In 1929, the artist Richard Lindner, whose work can be considered the bridge between Cubism, Surrealism, and Pop Art, was appointed art director of the Munich publishing house of Knorr and Hir. Lindner remembered, "I saw Hitler every day in Munich at the Café Heck, a small café with about ten tables and thirty seats... Hitler used to sit there every day at his usual table. Our table was beside his and we knew each other because we avoided direct contact... He always wanted to be with artists."
The Window, 1958
Original lithograph by Richard Lindner
Adolf Hitler’s thwarted wish to be an artist is more than an historical oddity; it lies at the root of the Nazis vicious persecution of artists and suppression of what they termed “degenerate art”. When the Nazis came to power, Germany was at the centre of the avant-garde, through German Expressionism and the Modernism of the Bauhaus.
Child's Head, 1939
Original lithograph by Paul Klee
Hitler came to power on January 31, 1933. His determination to destroy modern art in Germany was obvious. Many artists simply fled; Lindner, for instance, left for Paris the next day. Others tried to carry on. Rolf Cavael, for instance, went ahead with his first major show – a joint exhibition with Josef Albers – at Schloss Braunschweig (this was in 1933, I don’t know the exact date), but it was shut down on the day it opened. Both artists were banned from exhibiting. Cavael carried on painting abstracts, was denounced to the authorities, and interned in the concentration camp at Dachau for nine months. Cavael was banned from painting, and could only take up art again after WWII.

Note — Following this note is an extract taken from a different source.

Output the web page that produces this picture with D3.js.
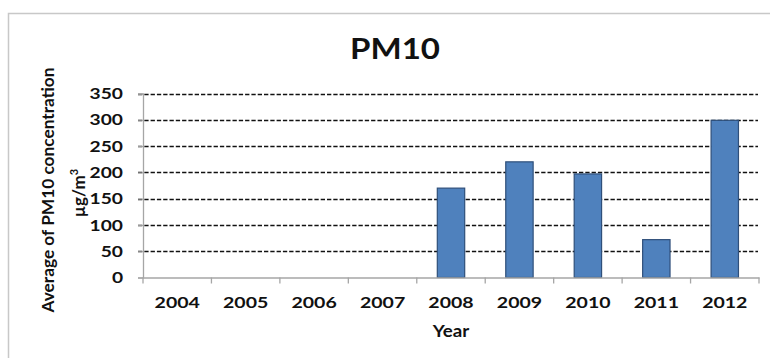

This story could be repeated many times. Those avant-garde artists who remained in Germany found themselves unable to buy art materials or practice art. Herbert von Arend, for instance, was forbidden to exhibit or even create works of art between 1933 and 1945, and did not restart his artistic career until 1950. Born in Qingdao (Tsingtao), China, von Arend had studied at the Bauhaus from 1928-1932 under Albers, Klee, Kandinsky, and Stözl. In 1973 he returned to one of his earliest loves, textiles. He had studied weaving under Gunta Stözl, and now began to create extraordinary and beautiful tapestries, often drawing on motifs from his Bauhaus days.
Le Jardin d’Amour, 1981
Original silkscreen by Herbert von Arend, a variation on a drawing made at the Bauhaus in 1932
Banning an artist from making art is as ruthlessly effective as it is cruel. The deliberate waste of human creativity upsets me even more, I think, than the Nazis’ destruction of existing works of art – the sculptures of Ernst Barlach, the paintings of Max Liebermann. At least these works – and the thousands of other artworks confiscated from German museums and burned by the Berlin Fire Brigade – once existed. The act of creation cannot be obliterated by simple destruction of the work.
Aus de Walpurgisnacht, 1923
Original woodcut by Ernst Barlach
Of course not all the artistic energy that had been building in Germany was lost. The Bauhaus teachers spread their influence far and wide – in Isokon and the Reiman School in the UK, in the Harvard Graduate School of Design, the New Bauhaus in Chicago, and Black Mountain College in the USA. The work of Bauhaus artists such as Kandinsky, Klee, and Moholy-Nagy may have been mockingly displayed as “degenerate art” by the Nazis, but the artists themselves continued to create and to influence the direction of twentieth-century art.
Woodcut for 10 Origin, 1942
Original woodcut by Wassily Kandinsky
Many lesser-known artists followed a similar trajectory. Boris Herbert Kleint, for instance, who was a pupil of the Bauhaus teacher Johannes Itten, fled Germany for Luxembourg in 1936, only returning to his homeland after the war, becoming a professor at the Staatliche Schule für Kunst und Handwerk, Saarbrücken. In 1952 he published the first edition of his influential teaching manual, Bildlehre, which renewed the Bauhaus vision for a new generation.
Original lithograph by Boris Herbert Kleint
Even if the Nazis liked your work, being an artist in Nazi Germany was hardly safe or comfortable. Hermann Goering liked the powerful machine-age art of Lili Réthi so much he “invited” her to create propaganda images. Réthi fled, seeking refuge, like many artistic émigrés, in the USA.